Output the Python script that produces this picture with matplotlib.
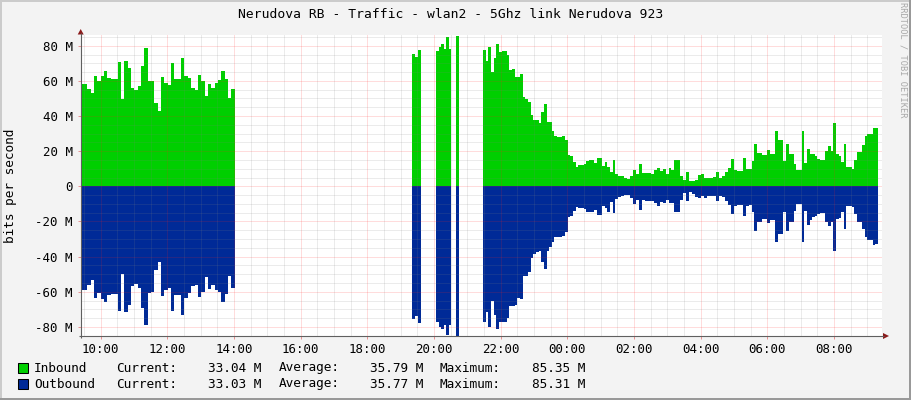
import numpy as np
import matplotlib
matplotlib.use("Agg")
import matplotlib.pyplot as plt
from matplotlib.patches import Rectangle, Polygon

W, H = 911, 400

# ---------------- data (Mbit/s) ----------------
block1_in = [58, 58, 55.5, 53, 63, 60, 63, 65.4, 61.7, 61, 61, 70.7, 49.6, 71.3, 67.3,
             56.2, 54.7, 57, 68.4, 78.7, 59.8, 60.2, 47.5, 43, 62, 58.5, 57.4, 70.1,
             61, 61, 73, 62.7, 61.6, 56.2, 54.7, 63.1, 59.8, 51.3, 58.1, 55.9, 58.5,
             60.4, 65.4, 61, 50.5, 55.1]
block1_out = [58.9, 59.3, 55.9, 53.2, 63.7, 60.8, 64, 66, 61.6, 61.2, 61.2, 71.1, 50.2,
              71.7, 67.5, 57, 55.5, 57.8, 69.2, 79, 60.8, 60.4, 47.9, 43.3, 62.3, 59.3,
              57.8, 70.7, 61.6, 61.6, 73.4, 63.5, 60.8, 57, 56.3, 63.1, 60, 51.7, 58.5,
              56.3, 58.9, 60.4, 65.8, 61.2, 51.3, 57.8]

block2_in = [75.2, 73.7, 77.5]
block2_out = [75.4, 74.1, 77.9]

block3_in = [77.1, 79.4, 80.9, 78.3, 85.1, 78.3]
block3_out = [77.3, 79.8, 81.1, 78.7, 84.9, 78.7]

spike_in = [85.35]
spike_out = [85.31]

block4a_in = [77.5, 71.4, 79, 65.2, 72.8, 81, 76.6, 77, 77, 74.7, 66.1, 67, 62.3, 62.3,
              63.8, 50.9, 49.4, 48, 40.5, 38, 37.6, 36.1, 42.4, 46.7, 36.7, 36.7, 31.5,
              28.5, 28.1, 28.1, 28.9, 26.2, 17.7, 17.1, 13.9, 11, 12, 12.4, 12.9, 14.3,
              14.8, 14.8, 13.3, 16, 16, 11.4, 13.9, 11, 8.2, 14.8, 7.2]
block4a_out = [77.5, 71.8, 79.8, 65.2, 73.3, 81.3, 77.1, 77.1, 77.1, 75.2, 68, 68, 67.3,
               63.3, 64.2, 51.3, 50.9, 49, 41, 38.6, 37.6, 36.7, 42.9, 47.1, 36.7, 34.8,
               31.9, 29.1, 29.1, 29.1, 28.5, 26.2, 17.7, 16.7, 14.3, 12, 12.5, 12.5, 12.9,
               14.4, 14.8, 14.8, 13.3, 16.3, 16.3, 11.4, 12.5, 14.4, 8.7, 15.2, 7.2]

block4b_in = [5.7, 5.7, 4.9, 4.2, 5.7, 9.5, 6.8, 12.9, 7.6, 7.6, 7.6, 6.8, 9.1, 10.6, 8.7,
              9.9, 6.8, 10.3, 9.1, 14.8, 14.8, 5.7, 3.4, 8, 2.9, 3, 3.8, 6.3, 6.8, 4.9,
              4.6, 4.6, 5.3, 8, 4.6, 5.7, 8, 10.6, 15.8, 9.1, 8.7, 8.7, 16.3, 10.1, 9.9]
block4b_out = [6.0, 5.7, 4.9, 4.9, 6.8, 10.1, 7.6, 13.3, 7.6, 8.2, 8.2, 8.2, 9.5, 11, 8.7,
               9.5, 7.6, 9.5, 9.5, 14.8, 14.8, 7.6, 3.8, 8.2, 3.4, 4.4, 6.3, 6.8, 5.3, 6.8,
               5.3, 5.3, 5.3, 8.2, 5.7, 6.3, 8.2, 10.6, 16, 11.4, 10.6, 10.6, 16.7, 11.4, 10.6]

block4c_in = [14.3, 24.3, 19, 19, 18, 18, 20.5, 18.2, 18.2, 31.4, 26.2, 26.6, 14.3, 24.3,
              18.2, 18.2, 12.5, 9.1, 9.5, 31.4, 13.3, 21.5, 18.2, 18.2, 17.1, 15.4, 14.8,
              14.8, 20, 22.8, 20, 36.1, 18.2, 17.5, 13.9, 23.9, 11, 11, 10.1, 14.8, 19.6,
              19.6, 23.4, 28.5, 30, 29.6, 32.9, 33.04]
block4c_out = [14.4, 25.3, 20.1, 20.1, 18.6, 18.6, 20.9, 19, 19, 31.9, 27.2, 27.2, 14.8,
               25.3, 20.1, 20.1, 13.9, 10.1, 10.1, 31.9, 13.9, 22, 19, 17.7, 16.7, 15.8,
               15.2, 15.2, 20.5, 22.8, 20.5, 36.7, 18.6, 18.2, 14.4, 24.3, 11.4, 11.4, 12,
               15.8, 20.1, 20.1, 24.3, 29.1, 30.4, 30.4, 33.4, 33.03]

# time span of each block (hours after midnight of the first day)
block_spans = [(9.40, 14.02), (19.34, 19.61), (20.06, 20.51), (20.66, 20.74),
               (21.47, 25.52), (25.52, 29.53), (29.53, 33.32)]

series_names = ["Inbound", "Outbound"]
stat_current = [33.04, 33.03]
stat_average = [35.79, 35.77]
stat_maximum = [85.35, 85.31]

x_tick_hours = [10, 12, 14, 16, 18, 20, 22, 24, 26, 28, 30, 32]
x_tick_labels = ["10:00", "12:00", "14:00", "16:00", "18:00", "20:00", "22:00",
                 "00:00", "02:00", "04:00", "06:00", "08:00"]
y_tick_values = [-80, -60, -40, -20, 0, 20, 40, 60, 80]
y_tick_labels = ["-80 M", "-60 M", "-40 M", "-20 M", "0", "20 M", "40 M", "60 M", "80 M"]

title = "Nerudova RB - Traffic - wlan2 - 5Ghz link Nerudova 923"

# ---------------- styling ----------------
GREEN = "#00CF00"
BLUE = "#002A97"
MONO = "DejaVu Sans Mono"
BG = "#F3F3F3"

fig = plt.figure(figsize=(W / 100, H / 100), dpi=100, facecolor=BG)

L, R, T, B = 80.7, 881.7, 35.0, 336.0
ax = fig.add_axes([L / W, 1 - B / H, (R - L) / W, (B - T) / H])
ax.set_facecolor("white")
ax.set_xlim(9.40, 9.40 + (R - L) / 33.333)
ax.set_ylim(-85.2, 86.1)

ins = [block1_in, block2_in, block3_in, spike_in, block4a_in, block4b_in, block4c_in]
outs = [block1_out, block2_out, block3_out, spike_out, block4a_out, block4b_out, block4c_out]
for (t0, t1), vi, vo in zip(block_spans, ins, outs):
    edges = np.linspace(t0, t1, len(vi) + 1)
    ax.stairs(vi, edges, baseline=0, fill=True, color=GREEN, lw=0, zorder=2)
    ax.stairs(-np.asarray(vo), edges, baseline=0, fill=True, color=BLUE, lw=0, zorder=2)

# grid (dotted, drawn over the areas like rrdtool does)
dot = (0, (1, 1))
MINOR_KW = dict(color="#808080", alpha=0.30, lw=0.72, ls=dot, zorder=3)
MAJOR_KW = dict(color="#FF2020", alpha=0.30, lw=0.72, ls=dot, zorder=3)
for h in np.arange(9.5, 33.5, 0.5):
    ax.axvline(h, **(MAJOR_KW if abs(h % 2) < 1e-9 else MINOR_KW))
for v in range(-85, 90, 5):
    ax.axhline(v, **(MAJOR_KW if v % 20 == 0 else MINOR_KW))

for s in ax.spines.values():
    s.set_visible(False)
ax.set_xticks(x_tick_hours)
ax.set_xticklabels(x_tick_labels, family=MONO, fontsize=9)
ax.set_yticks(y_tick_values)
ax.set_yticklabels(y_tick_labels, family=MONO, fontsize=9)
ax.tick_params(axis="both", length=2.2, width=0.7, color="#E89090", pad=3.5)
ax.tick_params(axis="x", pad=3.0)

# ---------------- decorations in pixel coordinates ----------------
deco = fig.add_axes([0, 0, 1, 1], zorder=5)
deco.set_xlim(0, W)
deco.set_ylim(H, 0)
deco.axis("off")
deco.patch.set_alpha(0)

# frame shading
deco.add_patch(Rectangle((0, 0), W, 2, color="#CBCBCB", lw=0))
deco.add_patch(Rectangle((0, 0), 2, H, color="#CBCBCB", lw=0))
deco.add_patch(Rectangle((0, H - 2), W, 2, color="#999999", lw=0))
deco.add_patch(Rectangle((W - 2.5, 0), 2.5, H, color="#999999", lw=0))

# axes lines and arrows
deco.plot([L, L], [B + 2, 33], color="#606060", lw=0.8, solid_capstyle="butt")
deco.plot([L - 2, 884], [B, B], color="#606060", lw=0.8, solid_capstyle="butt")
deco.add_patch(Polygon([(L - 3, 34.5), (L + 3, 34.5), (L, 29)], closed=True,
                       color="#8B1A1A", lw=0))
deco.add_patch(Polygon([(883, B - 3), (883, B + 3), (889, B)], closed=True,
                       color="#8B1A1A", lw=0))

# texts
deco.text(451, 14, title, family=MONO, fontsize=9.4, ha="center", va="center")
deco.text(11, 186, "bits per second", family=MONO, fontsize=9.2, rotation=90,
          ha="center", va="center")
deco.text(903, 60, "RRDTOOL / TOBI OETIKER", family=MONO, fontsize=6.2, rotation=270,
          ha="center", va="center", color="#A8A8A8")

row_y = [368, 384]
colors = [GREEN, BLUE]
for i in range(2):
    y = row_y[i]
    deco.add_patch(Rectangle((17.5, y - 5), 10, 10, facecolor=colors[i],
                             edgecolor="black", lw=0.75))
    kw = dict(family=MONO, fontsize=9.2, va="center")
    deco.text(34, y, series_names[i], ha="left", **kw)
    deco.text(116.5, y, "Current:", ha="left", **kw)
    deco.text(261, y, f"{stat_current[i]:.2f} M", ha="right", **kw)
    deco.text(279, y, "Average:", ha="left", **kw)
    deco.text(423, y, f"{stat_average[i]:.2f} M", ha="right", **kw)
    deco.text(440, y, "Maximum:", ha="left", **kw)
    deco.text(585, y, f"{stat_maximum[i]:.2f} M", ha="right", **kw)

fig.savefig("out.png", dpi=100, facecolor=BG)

* THE EXERCISE
Write out nothing but the lines from the start of the data through the line with "W, H = 911, 400". Leave out the pictures.

* FINAL ANSWER
Output the Python script that produces this picture with matplotlib.
import numpy as np
import matplotlib
matplotlib.use("Agg")
import matplotlib.pyplot as plt
from matplotlib.patches import Rectangle, Polygon

W, H = 911, 400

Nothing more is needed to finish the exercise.